>> START DATA LINES

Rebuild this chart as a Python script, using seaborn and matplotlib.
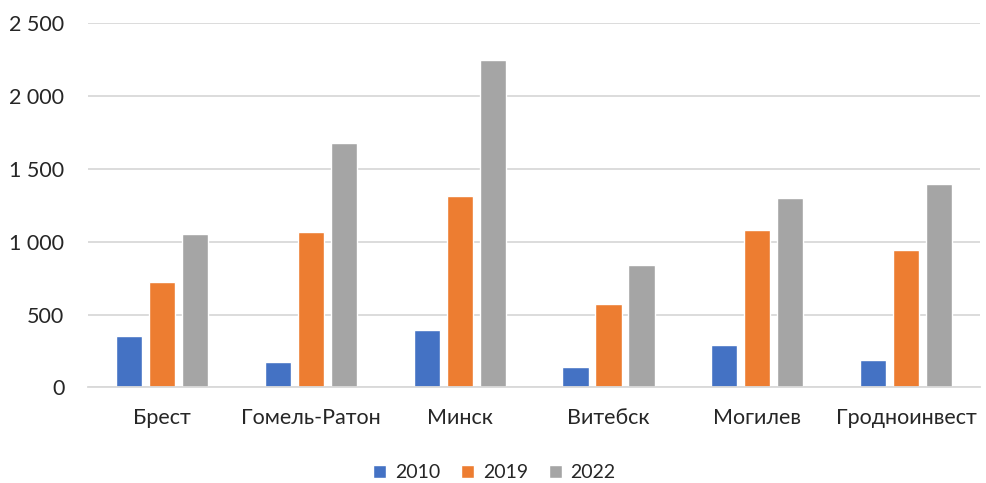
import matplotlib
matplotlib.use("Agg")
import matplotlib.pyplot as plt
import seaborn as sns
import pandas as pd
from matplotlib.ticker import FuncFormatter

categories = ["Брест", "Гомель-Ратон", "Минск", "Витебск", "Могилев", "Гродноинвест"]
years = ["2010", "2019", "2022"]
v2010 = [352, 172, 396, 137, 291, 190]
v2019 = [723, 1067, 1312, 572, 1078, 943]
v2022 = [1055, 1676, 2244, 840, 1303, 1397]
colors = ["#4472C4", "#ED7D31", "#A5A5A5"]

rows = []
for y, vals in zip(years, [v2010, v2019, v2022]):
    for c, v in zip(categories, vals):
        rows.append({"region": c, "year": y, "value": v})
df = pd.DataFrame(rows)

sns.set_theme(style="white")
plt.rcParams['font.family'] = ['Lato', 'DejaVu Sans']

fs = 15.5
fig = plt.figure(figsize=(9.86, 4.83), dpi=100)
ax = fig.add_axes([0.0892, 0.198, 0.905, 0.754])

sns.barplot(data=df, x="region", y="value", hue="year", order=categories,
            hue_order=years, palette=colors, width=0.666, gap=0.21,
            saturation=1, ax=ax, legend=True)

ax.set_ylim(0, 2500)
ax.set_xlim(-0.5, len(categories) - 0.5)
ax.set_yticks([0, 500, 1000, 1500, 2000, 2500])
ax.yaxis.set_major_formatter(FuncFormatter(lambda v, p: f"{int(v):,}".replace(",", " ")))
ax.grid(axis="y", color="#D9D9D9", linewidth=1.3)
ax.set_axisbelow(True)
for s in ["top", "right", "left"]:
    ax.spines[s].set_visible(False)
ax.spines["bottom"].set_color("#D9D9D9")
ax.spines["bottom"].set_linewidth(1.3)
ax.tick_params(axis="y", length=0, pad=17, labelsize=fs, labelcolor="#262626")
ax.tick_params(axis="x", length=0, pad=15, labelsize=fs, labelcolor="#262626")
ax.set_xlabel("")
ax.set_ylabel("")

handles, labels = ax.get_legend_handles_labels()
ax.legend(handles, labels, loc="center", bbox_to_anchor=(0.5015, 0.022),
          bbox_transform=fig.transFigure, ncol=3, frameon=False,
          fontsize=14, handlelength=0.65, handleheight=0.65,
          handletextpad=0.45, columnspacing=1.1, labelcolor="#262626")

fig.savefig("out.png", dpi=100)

>> END DATA LINES

WHAT NEEDS TO BE DONE
Copy each line containing the word "seaborn" from the data.

TASK RESPONSE
Rebuild this chart as a Python script, using seaborn and matplotlib.
import seaborn as sns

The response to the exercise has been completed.